Imagine you are listening to a podcast.

  • Standard AI (The Black Box): It listens to the whole episode and tries to guess the ending. It has a "hidden memory" that is so complex and tangled that even the engineers don't know exactly how it remembers the first 5 minutes when it's at the 50th minute. It's a "black box."
  • The Old Math Tool (The Classical Signature): Mathematicians already had a tool called the "Signature" to summarize stories. It's like taking a list of every word spoken in order. It's great, but it treats every moment in time as equally important. It doesn't know that what you said yesterday matters more than what you said last year.

2. The Solution: The "Memory Filter" (The Kernel)

The authors introduce a Kernel (KK). Think of this as a special pair of glasses or a filter.

  • How it works: When the computer looks at the data (the story), it doesn't just see the raw words. It sees the words through the filter.
  • The Analogy: Imagine you are listening to a conversation in a noisy room.
    • The Classical Signature hears every word at the same volume.
    • The Volterra Signature uses a "Volume Knob" (the Kernel).
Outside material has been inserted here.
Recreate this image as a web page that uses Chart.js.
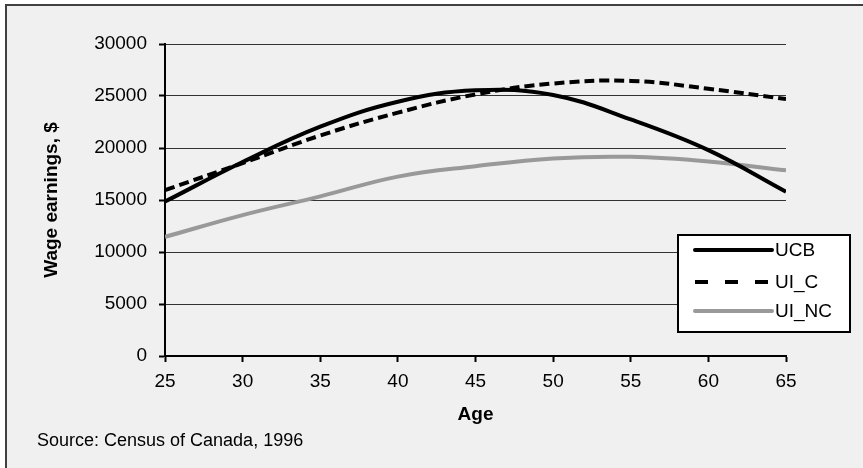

It turns the volume up for things that happened recently and turns the volume down (fades them out) for things that happened a long time ago.
    • This is called "Memory." It allows the AI to say, "What happened 5 minutes ago is very important, but what happened 5 years ago is barely relevant."

3. The Magic Trick: The "Recipe Book" (Tensor Algebra)

The paper explains that this new tool isn't just a random guess; it's built on a solid mathematical foundation called Tensor Algebra.

  • The Analogy: Imagine you are baking a cake.
    • The Classical Signature is a list of ingredients: "Flour, Sugar, Eggs."
    • The Volterra Signature is a dynamic recipe. It doesn't just list ingredients; it tells you how to mix them based on time. "Add the flour slowly," "Wait 2 minutes," "Add the sugar only if the mixture is warm."
    • The authors proved that this "recipe" (the Volterra Signature) is so complete that if you have enough of it, you can recreate any pattern or story perfectly. This is called Universal Approximation. It means this tool can learn anything a human can learn from a time-series story.

4. The "Time Travel" Superpower (Invariance)

One of the coolest features of this tool is that it doesn't care about the speed of the story, only the order.

  • The Analogy: Imagine you are watching a movie.
    • If you watch it at 1x speed, you see the hero run.
    • If you watch it at 2x speed, the hero runs twice as fast.
    • A standard AI might get confused and think these are two different movies.
    • The Volterra Signature is like a smart director who says, "It doesn't matter how fast they run; the sequence of events (Hero runs -> Hero jumps -> Hero lands) is the same." It ignores the speed and focuses on the structure. This makes it very robust for real-world data where things speed up and slow down.

5. Why is this better than the old way?

The authors tested this on two things:

  1. Fake Data (Synthetic): They created a math problem where the answer depended heavily on the past. The Volterra Signature solved it much better than the old methods.
  2. Real Data (Stock Market): They tried to predict the volatility (turbulence) of the S&P 500 stock market.
    • The Result: The Volterra Signature was more accurate than the old "Signature" method and even beat a famous financial model called HAR.
    • Why? Because stock markets have "memory." A crash today affects tomorrow, but a crash from 10 years ago matters less. The Volterra Signature's "Volume Knob" (Kernel) captured this perfectly.

Summary

The Volterra Signature is a new, super-smart way for computers to read time-based data (like stock prices, weather, or speech).

  • It replaces the messy "black box" memory of standard AI with a clear, mathematical recipe.
  • It uses a filter (Kernel) to decide how much the past matters, fading out old memories and highlighting recent ones.
  • It is mathematically proven to be able to learn any pattern.
  • It is faster and more accurate at predicting things that depend on history, like financial markets.

Think of it as giving the computer a time machine with a memory dial, allowing it to understand the past not just as a list of events, but as a flowing story where the importance of each moment changes over time.